N’est-il pas plus important de parler, d’argumenter, de défendre, ou de s’opposer que de voter ?

Certes seulement moins de 1% de la population est connectée à l’Internet, mais cela ne signifie pas que seuls ces 1% votent ! Cet argument fallacieux ne fait que déplacer la question ! Tout débat d’idée, toute vive discussion sont utiles et participent de la démocratie.

En cela, l’expérience du 2ème Monde se rapproche de celle du logiciel " Réinventons l’Amérique " diffusé aux Etats-Unis, tentant d’insuffler un intérêt civique aux enfants des écoles primaires.

Par ailleurs, Philippe Collier met en exergue la volonté des jeunes à s’investir de plus en plus. En effet un des premiers besoins des jeunes  - l’autonomisation- s’accompagne souvent d’une très forte revendication à l’expression ( pour s’exprimer " contre " la plupart du temps).

Et, tous les participants s’accordent à penser que l’Internet leur permet justement de s’exprimer (au moins pour les connectés). Alors que la tendance des hommes politiques (et par là, toutes les formes traditionnelles d’activité politique) est plutôt à la confiscation de la parole. C’est en ce sens, que l’Internet permet de sensibiliser les jeunes à la politique.

L’Internet remplit également un rôle de " désenclavement ", en abolissant l’isolement géographique, qui pose toujours problème pour un véritable engagement politique. De plus, il propose le plus souvent un engagement de type associatif, particulièrement attirant pour les jeunes.

Relativisons...

Prenons garde de ne pas tomber dans un débat sur la cyberdémocratie, qui risquerait vite de devenir trop théorique et abstrait. Il est évident que le Web n’est qu’un outil et qu’il ne va pas résoudre miraculeusement tous les problèmes politiques de nos sociétés. C’est de son utilisation que dépendent ses possibilités. Mais il est tout aussi évident qu’il peut jouer un rôle considérable en amont. Si le mode de résolution des conflits ne change pas, l’Internet en revanche prépare une meilleure démocratie, en ce sens qu’il favorise une prise de parole plus large et représentative. Même pour 1% des connectés....  !

Mais surtout, prenons quelque recul. Ne serait-ce pas là tout discours classique à chaque naissance d’une technologie ? Avec son cortège d’angoisses, de menaces et de mises en garde, en même temps que sa flopée de miracles annoncés et infaillibles !

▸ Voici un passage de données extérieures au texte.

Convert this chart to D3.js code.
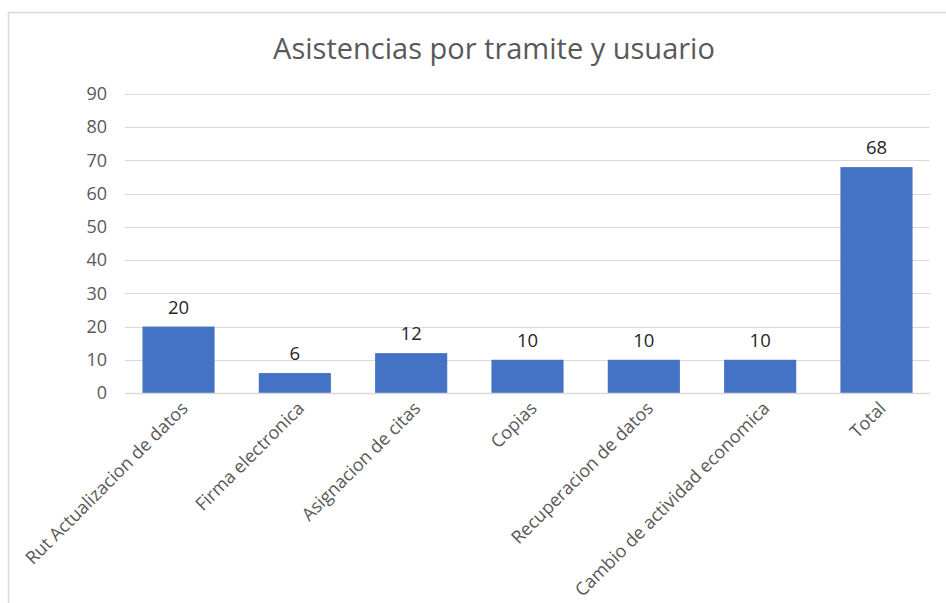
<!DOCTYPE html>
<html>
<head>
<meta charset="utf-8">
<script src="https://cdn.jsdelivr.net/npm/d3@7"></script>
<style>
  html, body { margin: 0; padding: 0; background: #fff; }
  svg { display: block; }
  text { font-family: "Open Sans", "Noto Sans", sans-serif; }
</style>
</head>
<body>
<div id="chart"></div>
<script>
const title = "Asistencias por tramite y usuario";
const categories = ["Rut Actualizacion de datos", "Firma electronica", "Asignacion de citas", "Copias", "Recuperacion de datos", "Cambio de actividad economica", "Total"];
const values = [20, 6, 12, 10, 10, 10, 68];
const yTicks = [0, 10, 20, 30, 40, 50, 60, 70, 80, 90];

const W = 946, H = 603;
const svg = d3.select("#chart").append("svg").attr("width", W).attr("height", H);

svg.append("rect").attr("width", W).attr("height", H).attr("fill", "#fff");
// chart frame
svg.append("rect").attr("x", 8.5).attr("y", 12.5).attr("width", W + 10).attr("height", H + 10)
  .attr("fill", "none").attr("stroke", "#d9d9d9").attr("stroke-width", 1.5);

const plot = { left: 125, right: 930, top: 94, bottom: 393 };

const x = d3.scaleBand().domain(categories).range([plot.left, plot.right])
  .paddingInner(0.38).paddingOuter(0.15);
const y = d3.scaleLinear().domain([0, 90]).range([plot.bottom, plot.top]);

svg.append("text").attr("x", 494).attr("y", 59).attr("text-anchor", "middle")
  .attr("font-size", 29).attr("fill", "#595959").text(title);

// gridlines
svg.append("g").selectAll("line").data(yTicks.filter(d => d > 0)).join("line")
  .attr("x1", plot.left).attr("x2", plot.right)
  .attr("y1", d => Math.round(y(d)) + 0.5).attr("y2", d => Math.round(y(d)) + 0.5)
  .attr("stroke", "#d9d9d9").attr("stroke-width", 1);

// y axis labels
const yAxis = d3.axisLeft(y).tickValues(yTicks).tickSize(0).tickPadding(0);
const gy = svg.append("g").attr("transform", `translate(${plot.left - 18},0)`).call(yAxis);
gy.select(".domain").remove();
gy.selectAll("text").attr("font-size", 18).attr("fill", "#595959")
  .attr("font-family", "\"Open Sans\", sans-serif");

// bars
svg.append("g").selectAll("rect").data(values).join("rect")
  .attr("x", (d, i) => x(categories[i]))
  .attr("width", x.bandwidth())
  .attr("y", d => y(d))
  .attr("height", d => y(0) - y(d))
  .attr("fill", "#4472c4");

// baseline
svg.append("line").attr("x1", plot.left).attr("x2", plot.right)
  .attr("y1", plot.bottom + 0.5).attr("y2", plot.bottom + 0.5)
  .attr("stroke", "#d9d9d9").attr("stroke-width", 1.5);

// data labels
svg.append("g").selectAll("text").data(values).join("text")
  .attr("x", (d, i) => x(categories[i]) + x.bandwidth() / 2)
  .attr("y", d => y(d) - 13)
  .attr("text-anchor", "middle").attr("font-size", 18.5).attr("fill", "#262626")
  .text(d => d);

// x axis category labels
const xAxis = d3.axisBottom(x).tickSize(0).tickPadding(0);
const gx = svg.append("g").attr("transform", `translate(0,${plot.bottom})`).call(xAxis);
gx.select(".domain").remove();
gx.selectAll("text")
  .attr("font-size", 18).attr("fill", "#595959")
  .attr("font-family", "\"Open Sans\", sans-serif")
  .attr("text-anchor", "end")
  .attr("x", 0).attr("y", 0).attr("dy", "0.35em")
  .attr("transform", "translate(6,12) rotate(-45)");
</script>
</body>
</html>
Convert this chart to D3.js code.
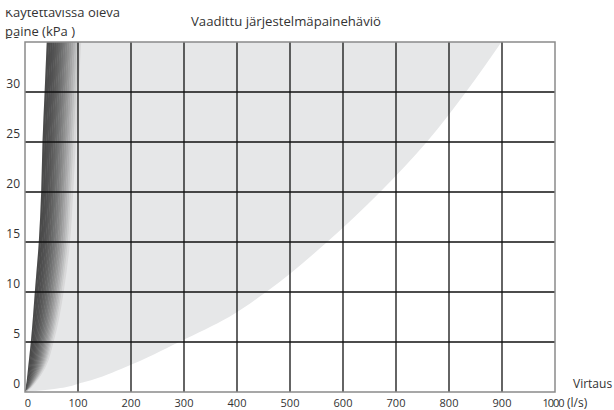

Depuis les années 70 on prévoyait déjà de résoudre les problèmes de sous-développement avec l’ordinateur... Un discours de l’utopie technologique qui vient colmater les brèches de l’absence de croyance en cette fin de siècle.

Quand les idéologies politiques sont mortes, nous nous confions religieusement à la science, entre idéologie et utopie technologiques.